Cumhurbaşkanı Ersin Tatar, yaptığı açıklamada Kıbrıs konusu, müzakere masasına koyduğu egemen eşit 2 devlete dayalı çözüm önerisini ve Kapalı Maraş açılımını değerlendirdi
Tatar: Maraş açılımı dünyada büyük yankı uyandırmaya devam ediyor
Tatar, Federasyon adı altında, halka azınlık yapma, Türkiye’nin garantörlüğünü sonlandırma ve Türk askerini Kıbrıs’tan uzaklaştırabilme gayretkeşliğini sürdüren Rum liderliğinin, tek gerçekçi çözüm yolu olan egemen eşit 2 devlete dayalı çözüm önerisi ile Maraş açılımını engellemek için, yalana dayalı kara propaganda ile algı operasyonlarını daha da yoğunlaştırdığını söyledi.
Tatar’ın açıklaması şöyle;
“Bölgenin en büyük ve en güçlü ülkesi Anavatan Türkiye tarafından desteklenen egemen eşit 2 devlete dayalı çözüm önerimizi ilk kez Cenevre’de müzakere masasına koymamız ile uluslararası hukuka ve insan haklarına dayalı olarak gündeme getirdiğimiz Maraş açılımı, dünyada büyük yankı yaratmaya devam ediyor.
Federasyon aldatmacası altında, halkımızı azınlık yapma, Türkiye’nin garantörlüğünü sonlandırma ve Türk askerini Kıbrıs’tan uzaklaştırabilme gayretkeşliğini sürdüren Rum liderliği ise, tek gerçekçi çözüm yolu olan egemen eşit 2 devlete dayalı çözüm önerimiz ile Maraş açılımımızı engellemek için, yalana dayalı kara propaganda ile algı operasyonlarını daha da yoğunlaştırmıştır.
Bu konularda AB ile BM’nin Rum yanlısı tutumu da dikkat çekerken, içimizdeki bazı çevrelerin de aynı doğrultuda hareket etmeleri üzüntü ve esef vericidir.
Rum-Yunan ikilisi ile AB ve diğerleri egemen eşit 2 devletin varlığına dayalı çözüm önerimize ve Maraş açılımımıza karşı çıkarken, içimizdeki bazı çevrelerin de aynı söylem de bulunmaları ve BM Güvenlik Konseyi’nin Maraş açılımımıza karşı takındığı tek yanlı ve haksız tutumuna destek vermeleri de düşündürücü olup ibret vericidir.
Egemen eşit 2 devletin varlığına dayalı çözüm önerimiz, 1963 Kanlı Noel saldırılarından ve o günden bu yana Kıbrıs’ta oluşan iki devlet yapısını temel alırken, Kıbrıs’ın gerçeklerine dayanmaktadır.
Rum tarafının 1968 yılında başlayan tüm müzakere süreçlerinde, Annan Planı referandumunda ve Crans Montana’da izlediği tutum federal devlete dayalı dayalı çözümün mümkün olmadığını bir kez daha gözler önüne sererken, federasyon hayali peşinde koşmanın da bir anlamı kalmamıştır.
Rum tarafının adil, kalıcı ve sürdürülebilir bir anlaşma istemediği, sadece tarafımızdan değil, 2’nci Cumhurbaşkanı Mehmet Ali Talat tarafından da dile getirilmiştir.
Rum Yönetimi eski başkanlarından Dimitris Hristofyas ile müzakere masasına oturan Sn.

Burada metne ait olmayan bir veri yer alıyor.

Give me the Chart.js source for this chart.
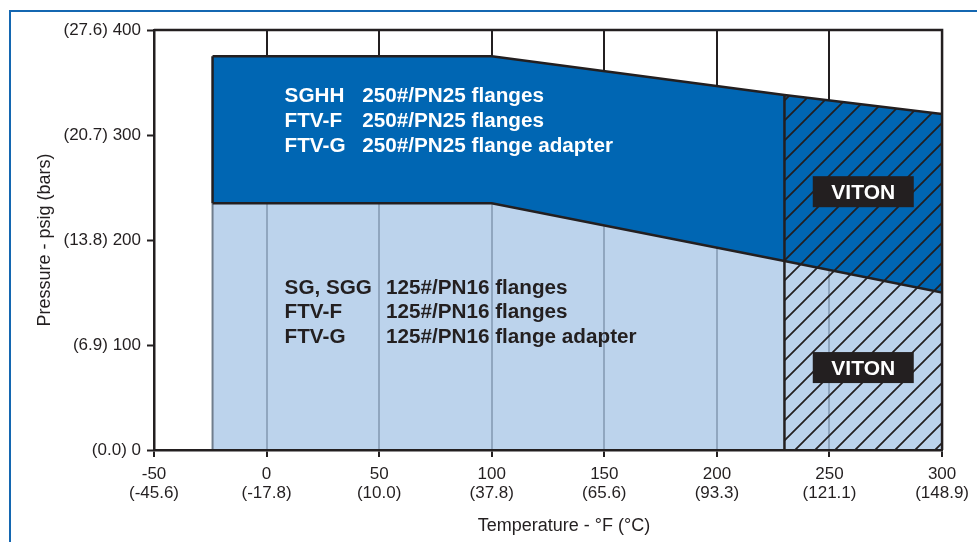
<!DOCTYPE html>
<html>
<head>
<meta charset="utf-8">
<script src="https://cdn.jsdelivr.net/npm/chart.js@4.4.1/dist/chart.umd.min.js"></script>
<style>
  html, body { margin: 0; padding: 0; background: #fff; }
  #wrap { position: relative; width: 977px; height: 542px; overflow: hidden; }
  #frame { position: absolute; left: 9px; top: 10px; width: 1100px; height: 700px; border: 2px solid #1467b1; }
  canvas { position: absolute; left: 0; top: 0; }
</style>
</head>
<body>
<div id="wrap">
  <div id="frame"></div>
  <canvas id="chart" width="977" height="542"></canvas>
</div>
<script>
const INK = '#231f20';
const DARK_BLUE = '#0066b3';
const LIGHT_BLUE = 'rgba(171, 200, 231, 0.8)'; // reads as #bcd3ec on white, lets the grid show through grey
const EDGE_GREY = '#6f7d8c';
const FONT = "'Liberation Sans', Arial, Helvetica, sans-serif";

const xTicks = [-50, 0, 50, 100, 150, 200, 250, 300];
const xTickLabels = [
    ['-50', '(-45.6)'], ['0', '(-17.8)'], ['50', '(10.0)'], ['100', '(37.8)'],
    ['150', '(65.6)'], ['200', '(93.3)'], ['250', '(121.1)'], ['300', '(148.9)'],
];
const yTicks = [0, 100, 200, 300, 400];
const yTickLabels = ['(0.0) 0', '(6.9) 100', '(13.8) 200', '(20.7) 300', '(27.6) 400'];

// rating curves: temperature (°F) -> pressure (psig)
const ratingTemps = [-24, 100, 230, 300];
const pressure250 = [375, 375, 338, 320];
const pressure125 = [235, 235, 180, 150];
const vitonFrom = 2; // index in ratingTemps where the Viton-only range starts

const upperLabels = [
    ['SGHH', '250#/PN25 flanges'],
    ['FTV-F', '250#/PN25 flanges'],
    ['FTV-G', '250#/PN25 flange adapter'],
];
const lowerLabels = [
    ['SG, SGG', '125#/PN16 flanges'],
    ['FTV-F', '125#/PN16 flanges'],
    ['FTV-G', '125#/PN16 flange adapter'],
];
const vitonLabel = 'VITON';

function pts(xs, ys) {
    return xs.map((x, i) => ({ x, y: ys[i] }));
}

function hatchPattern() {
    const s = 20;
    const c = document.createElement('canvas');
    c.width = s; c.height = s;
    const g = c.getContext('2d');
    g.strokeStyle = INK;
    g.lineWidth = 1.7;
    g.beginPath();
    g.moveTo(-2, s + 2); g.lineTo(s + 2, -2);
    g.moveTo(-s / 2, s / 2); g.lineTo(s / 2, -s / 2);
    g.moveTo(s / 2, s * 1.5); g.lineTo(s * 1.5, s / 2);
    g.stroke();
    const p = g.createPattern(c, 'repeat');
    p.setTransform(new DOMMatrix().translate(5, 0));
    return p;
}

const line = (data, color, width, extra) => Object.assign({
    data, borderColor: color, borderWidth: width, pointRadius: 0, tension: 0, fill: false,
}, extra || {});

const vitonTemps = ratingTemps.slice(vitonFrom);
const t0 = ratingTemps[0];
const tV = ratingTemps[vitonFrom];

const datasets = [
    // hatching over the Viton range
    line(pts(vitonTemps, pressure250.slice(vitonFrom)), 'transparent', 0,
        { fill: 'origin', backgroundColor: hatchPattern() }),
    // edge where the Viton range begins
    line([{ x: tV, y: 0 }, { x: tV, y: pressure250[vitonFrom] }], INK, 2.5),
    // 250# limit, filled down to the 125# limit
    line(pts(ratingTemps, pressure250), INK, 2.5, { fill: '+1', backgroundColor: DARK_BLUE }),
    // 125# limit, filled down to zero
    line(pts(ratingTemps, pressure125), INK, 2.3, { fill: 'origin', backgroundColor: LIGHT_BLUE }),
    // left edges
    line([{ x: t0, y: pressure125[0] }, { x: t0, y: pressure250[0] }], INK, 2.5),
    line([{ x: t0, y: 0 }, { x: t0, y: pressure125[0] }], EDGE_GREY, 2),
];

const notesPlugin = {
    id: 'notes',
    afterDatasetsDraw(chart) {
        const { ctx, chartArea: a, scales: { x, y } } = chart;
        ctx.save();
        // top and right sides of the plot frame
        ctx.strokeStyle = INK;
        ctx.lineWidth = 2.5;
        ctx.beginPath();
        ctx.moveTo(a.left, a.top);
        ctx.lineTo(a.right, a.top);
        ctx.lineTo(a.right, a.bottom);
        ctx.stroke();

        const size = 20.7;
        ctx.font = `bold ${size}px ${FONT}`;
        ctx.textBaseline = 'alphabetic';
        ctx.textAlign = 'left';
        const cap = size * 0.36;
        const rows = (labels, color, col1, col2, top, step) => {
            ctx.fillStyle = color;
            labels.forEach((r, i) => {
                const py = y.getPixelForValue(top) + i * step + cap;
                ctx.fillText(r[0], x.getPixelForValue(col1), py);
                ctx.fillText(r[1], x.getPixelForValue(col2), py);
            });
        };
        rows(upperLabels, '#ffffff', 8, 42.5, 338.5, 25);
        rows(lowerLabels, INK, 8, 53, 156, 24.5);

        // VITON tags, centred in the Viton range
        const cx = (x.getPixelForValue(tV) + x.getPixelForValue(ratingTemps[ratingTemps.length - 1])) / 2;
        ctx.font = `bold 21px ${FONT}`;
        ctx.textAlign = 'center';
        [246, 78.5].forEach(v => {
            const cy = y.getPixelForValue(v);
            ctx.fillStyle = INK;
            ctx.fillRect(cx - 50.5, cy - 15.5, 101, 31);
            ctx.fillStyle = '#ffffff';
            ctx.fillText(vitonLabel, cx, cy + 21 * 0.36);
        });

        // x axis title
        ctx.fillStyle = INK;
        ctx.font = `18px ${FONT}`;
        ctx.textAlign = 'center';
        ctx.textBaseline = 'middle';
        ctx.fillText('Temperature - °F (°C)', (a.left + a.right) / 2 + 16, 526);
        ctx.restore();
    },
};

new Chart(document.getElementById('chart'), {
    type: 'line',
    data: { datasets },
    options: {
        responsive: false,
        animation: false,
        layout: { padding: { top: 30, right: 34, left: 0, bottom: 0 } },
        plugins: {
            legend: { display: false },
            tooltip: { enabled: false },
            filler: { drawTime: 'beforeDatasetsDraw' },
        },
        scales: {
            x: {
                type: 'linear',
                min: -50, max: 300,
                afterBuildTicks: s => { s.ticks = xTicks.map(v => ({ value: v })); },
                afterFit: s => { s.height = 92; },
                grid: { color: INK, lineWidth: 2, tickLength: 7, tickColor: INK, tickWidth: 2 },
                border: { color: INK, width: 2.5, z: 1 },
                ticks: {
                    color: INK,
                    font: { family: FONT, size: 17, lineHeight: 1.1 },
                    padding: 8,
                    maxRotation: 0,
                    autoSkip: false,
                    callback: v => xTickLabels[xTicks.indexOf(v)],
                },
            },
            y: {
                min: 0, max: 400,
                afterBuildTicks: s => { s.ticks = yTicks.map(v => ({ value: v })); },
                afterFit: s => { s.width = 154; },
                grid: { drawOnChartArea: false, tickLength: 7, tickColor: INK, tickWidth: 2 },
                border: { color: INK, width: 2.5, z: 1 },
                ticks: {
                    color: INK,
                    font: { family: FONT, size: 17 },
                    padding: 6,
                    callback: v => yTickLabels[yTicks.indexOf(v)],
                },
                title: {
                    display: true,
                    text: 'Pressure - psig (bars)',
                    color: INK,
                    font: { family: FONT, size: 18 },
                    padding: { top: 34, bottom: 0 },
                },
            },
        },
    },
    plugins: [notesPlugin],
});
</script>
</body>
</html>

Talat’ın bir müddet sonra “ Hristofyas’ı böyle tanımıyordum, çözüm olmuyorsa ne yapabilirim, Girne Kapısı’nda kendimi asayım mı” şeklindeki açıklamasını unutmak mümkün değildir.
4’ncü Cumhurbaşkanı Mustafa Akıncı’nın ise Rum Yönetimi Başkanı Nikos Anastasiadis ile Crans Monta’na da gerçekleştirdiği görüşmeler sonrasında yaptığı “Bizim neslin son denemesi olan uğraşın ne yazık ki başarıyla sonuçlanmasını sağlayamadık” açıklamasını da hatırlatmak gerekir.
İşte tüm bunlara rağmen, içimizdeki bazı çevrelerin hala daha federasyon hayali peşinde koşmalarını ve Türk tarafını ‘uzlaşmazlıkla’ suçlamalarına anlam vermek mümkün değildir.
Endişeye ve karamsarlığa gerek yok. Halkımız müsterih olsun, davamızda haklıyız ve Anavatan Türkiye bizimle birliktedir.